Madness. Sheer madness.

You've got autoscan, which generates a text-based configure.scan file. Then, you've got automake, which takes a text-based makefile.am file and generates one or more text-based makefile.in files. Then, you've got autoconf, which takes a text-based makefile.in, and text-basedconfigure.am file, and generates a very convoluted, text-based configure file. Then, the configure file generates a whole boatload of other text-based files. And each text file is filled with lines written in its very own, exclusive Martian dialect, with no set order in which information appears.

You're an intelligent being capable of easily reading text and applying deductive reasoning to it. A computer can crunch numbers fast, but it's not so good at deductive reasoning and making complex choices by analyzing freeform text. If you can barely make sense of the above tools and their output, what luck does an IDE have?

The problem isn't necessarily that an IDE is riding atop of text-based tools. Microsoft's Visual Studio does that too. The problem is that an IDE is riding atop of a whole mess of text-based tools that churn out way too much information, in a format that is way too free-flowing, poorly structured, and involves way too many "script/macro languages" that are totally unrelated to the language your app is developed in, all for the sake of trying to be all things to all people from the ancient past (in computer terms), to now, to the day that the last Linux guy ever forks another package and therefore causes another inconsistency to accomodate.
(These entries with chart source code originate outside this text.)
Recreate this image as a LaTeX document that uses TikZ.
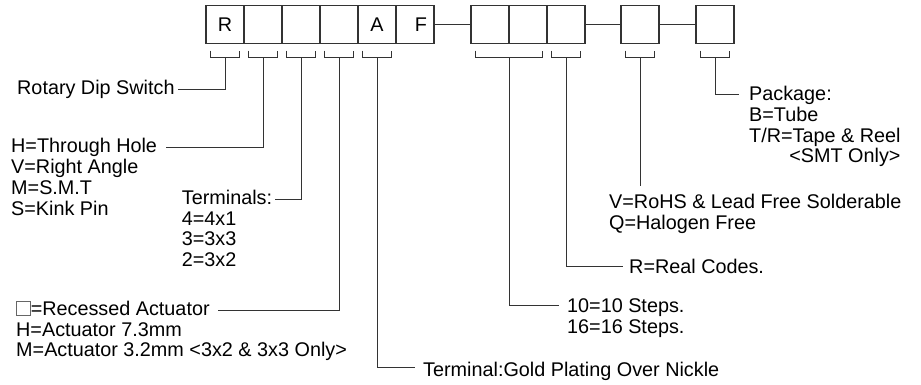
\documentclass[tikz,border=0pt]{standalone}
\usepackage{fontspec}
\setmainfont{Liberation Sans}
\usetikzlibrary{calc}
\newcommand{\blankmark}{{\color{black!60}\setlength\fboxsep{0pt}\setlength\fboxrule{0.8pt}\fbox{\rule{0pt}{13pt}\hspace{13pt}}}}
\begin{document}
\begin{tikzpicture}[
    x=1pt,y=-1pt,
    cell/.style={draw=black!80,line width=1.1pt,minimum size=38pt,inner sep=0pt,
                 font=\fontsize{19.8}{20.8}\selectfont},
    txt/.style={anchor=base west,inner sep=0pt,align=left,
                font=\fontsize{19.8}{20.8}\selectfont},
    lead/.style={draw=black!80,line width=0.9pt}
  ]
    \useasboundingbox (0,0) rectangle (921,385);

    % code boxes
    \node[cell] (b1) at (225,24.5) {R};
    \node[cell] (b2) at (263,24.5) {};
    \node[cell] (b3) at (301,24.5) {};
    \node[cell] (b4) at (339,24.5) {};
    \node[cell] (b5) at (377,24.5) {A};
    \node[cell] (b6) at (415,24.5) {\hspace*{12pt}F};
    \node[cell] (b7) at (490,24.5) {};
    \node[cell] (b8) at (528,24.5) {};
    \node[cell] (b9) at (566,24.5) {};
    \node[cell] (b10) at (640,24.5) {};
    \node[cell] (b11) at (715,24.5) {};

    \draw[lead] (b6) -- (b7);
    \draw[lead] (b9) -- (b10);
    \draw[lead] (b10) -- (b11);

    % brackets under the boxes
    \foreach \b in {b1,b2,b3,b4,b5,b9,b10,b11}{
      \draw[lead] ([xshift=5pt,yshift=-6.5pt]\b.south west) -- ++(0,7)
        -| ([xshift=-5pt,yshift=-6.5pt]\b.south east);
      \coordinate (k\b) at ([yshift=-13pt]\b.south);
    }
    \draw[lead] ([xshift=5pt,yshift=-6.5pt]b7.south west) -- ++(0,7)
      -| ([xshift=-5pt,yshift=-6.5pt]b8.south east);
    \coordinate (kb78) at ([yshift=-13pt]b7.south east);

    % descriptions (multi-line nodes sit on their last line)
    \node[txt] (rotary) at (17,94.5) {Rotary Dip Switch};
    \node[txt] (hole) at (11,215)
      {H=Through Hole\\V=Right Angle\\M=S.M.T\\S=Kink Pin};
    \node[txt] (term) at (181.7,266.7) {Terminals:\\4=4x1\\3=3x3\\2=3x2};
    \node[txt] (act) at (16,315) {\blankmark=Recessed Actuator};
    \node[txt] (actsize) at (16,356.8)
      {H=Actuator 7.3mm\\M=Actuator 3.2mm <3x2 \& 3x3 Only>};
    \node[txt] (gold) at (423,376) {Terminal:Gold Plating Over Nickle};
    \node[txt] (steps) at (567,333.5) {10=10 Steps.\\16=16 Steps.};
    \node[txt] (real) at (629,273.3) {R=Real Codes.};
    \node[txt] (rohs) at (609,229.5)
      {V=RoHS \& Lead Free Solderable\\Q=Halogen Free};
    \node[txt] (pkg) at (749,163)
      {Package:\\B=Tube\\T/R=Tape \& Reel\\
       \phantom{T/R=Tape \& Reel}\llap{<SMT Only>}};

    % leaders
    \draw[lead] (kb1) |- ([xshift=3pt,yshift=5pt]rotary.base east);
    \draw[lead] (kb2) |- ([xshift=9pt,yshift=67.8pt]hole.base east);
    \draw[lead] (kb3) |- ([xshift=3pt,yshift=67.7pt]term.base east);
    \draw[lead] (kb4) |- ([xshift=8pt,yshift=5pt]act.base east);
    \draw[lead] (kb5) |- ([xshift=-8pt,yshift=9pt]gold.base west);
    \draw[lead] (kb78) |- ([xshift=-8pt,yshift=28pt]steps.base west);
    \draw[lead] (kb9) |- ([xshift=-6pt,yshift=7pt]real.base west);
    \draw[lead] (kb10) -- ($(kb10 |- rohs.north)+(0,-8)$);
    \draw[lead] (kb11) |- ([xshift=-10pt,yshift=69pt]pkg.base west);
  \end{tikzpicture}
\end{document}
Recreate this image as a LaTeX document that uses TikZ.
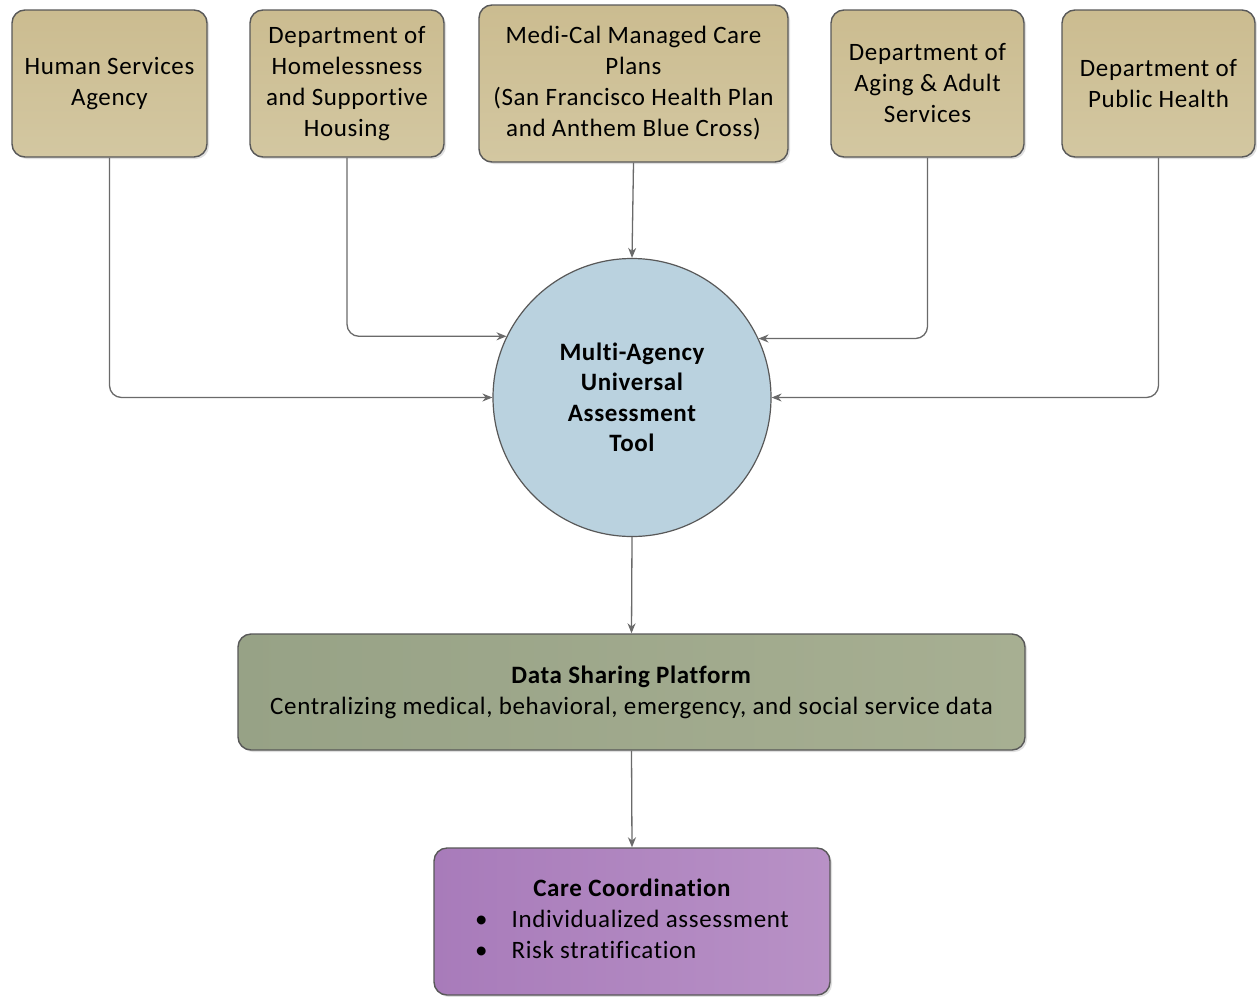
\documentclass[tikz,border=0pt]{standalone}
\usepackage{fontspec}
\setmainfont{Carlito}[LetterSpace=2.5,Ligatures={NoCommon}]
\usetikzlibrary{arrows.meta,shadows}
\definecolor{tanTop}{HTML}{CBBC90}
\definecolor{tanBot}{HTML}{D3C7A1}
\definecolor{boxline}{HTML}{585858}
\definecolor{circfill}{HTML}{BAD2DF}
\definecolor{greenL}{HTML}{97A286}
\definecolor{greenR}{HTML}{A7AF92}
\definecolor{purpL}{HTML}{A87BBA}
\definecolor{purpR}{HTML}{B891C6}
\definecolor{conn}{HTML}{6A6A6A}
\begin{document}
\begin{tikzpicture}[x=1pt,y=-1pt,
  shade/.style={drop shadow={shadow xshift=2pt,shadow yshift=-2pt,opacity=0.25}},
  src/.style={draw=boxline,line width=1.4pt,rounded corners=13pt,top color=tanTop,bottom color=tanBot,
    align=center,inner sep=0pt,font=\fontsize{25}{31}\selectfont,shade},
  hub/.style={circle,draw=boxline,line width=1.2pt,fill=circfill,minimum size=278pt,inner sep=0pt,
    align=center,font=\fontsize{25}{30.5}\selectfont\bfseries},
  plat/.style={draw=boxline,line width=1.4pt,rounded corners=13pt,left color=greenL,right color=greenR,
    align=center,inner sep=0pt,minimum width=787pt,minimum height=116pt,font=\fontsize{25}{31}\selectfont,shade},
  care/.style={draw=boxline,line width=1.4pt,rounded corners=13pt,left color=purpL,right color=purpR,
    inner sep=0pt,minimum width=396pt,minimum height=147pt,font=\fontsize{25}{31}\selectfont,shade},
  link/.style={draw=conn,line width=1.3pt,rounded corners=12pt,-{Stealth[length=10pt,width=8pt]}}]
\useasboundingbox[fill=white] (0,0) rectangle (1257,996);

\node[src,minimum width=195pt,minimum height=147pt] (hsa) at (109.5,83.5) {Human Services\\Agency};
\node[src,minimum width=194pt,minimum height=147pt] (dhsh) at (347,83.5) {Department of\\Homelessness\\and Supportive\\Housing};
\node[src,minimum width=309pt,minimum height=157pt] (medi) at (633.5,83.5) {Medi-Cal Managed Care\\Plans\\(San Francisco Health Plan\\and Anthem Blue Cross)};
\node[src,minimum width=193pt,minimum height=147pt] (daas) at (927.5,83.5) {Department of\\Aging \& Adult\\Services};
\node[src,minimum width=193pt,minimum height=147pt] (dph) at (1158.5,83.5) {Department of\\Public Health};

\node[hub] (mau) at (632,397.5) {Multi-Agency\\Universal\\Assessment\\Tool};

\node[plat] (data) at (631.5,692) {\textbf{Data Sharing Platform}\\Centralizing medical, behavioral, emergency, and social service data};

\node[care] (cc) at (632,921.5) {\begin{tabular}{@{}l@{\hspace{24pt}}l@{}}
\multicolumn{2}{c}{\bfseries Care Coordination}\\
\textbullet & Individualized assessment\\
\textbullet & Risk stratification
\end{tabular}};

\draw[link] (hsa.south) |- (mau.west);
\draw[link] (dhsh.south) |- (mau.154.4);
\draw[link] (medi.south) -- (mau.north);
\draw[link] (daas.south) |- (mau.25.6);
\draw[link] (dph.south) |- (mau.east);
\draw[link] (mau.south) -- (data.north);
\draw[link] (data.south) -- (cc.north);
\end{tikzpicture}
\end{document}
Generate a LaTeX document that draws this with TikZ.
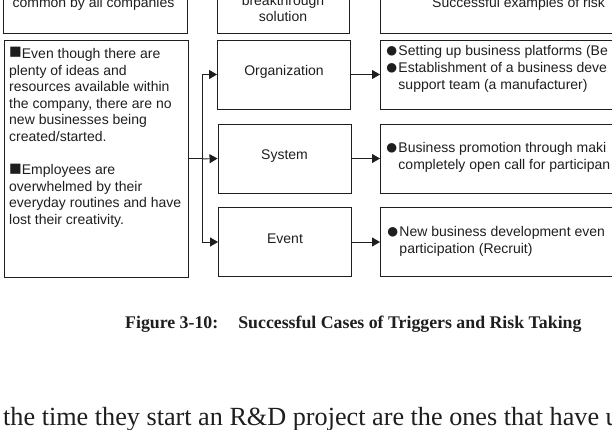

These dev tools are so complicated that even the IDE that tries to make them easier, is itself convoluted, complex, unpredictable, unstable, and ultimately unintuitive.

For god's sake, will some competent programmer please fork gcc, and fix this thing so that it actually is capable of _integrating_ with an IDE? Fix it so that it doesn't require the IDE to use "auto tools" that spew heaps of incomprehensive script files written in a variety of Martian and Venusian languages. Fix it so that when the IDE and these auto tools invariably "break" your project, you don't have to waste hours trying to hand-edit all those Martian-language data files, to get them to work again, until you finally throw up your hands in frustration and nuke the entire directory of unusable poot and restart from scratch (with Visual Studio and Microsoft's compiler instead).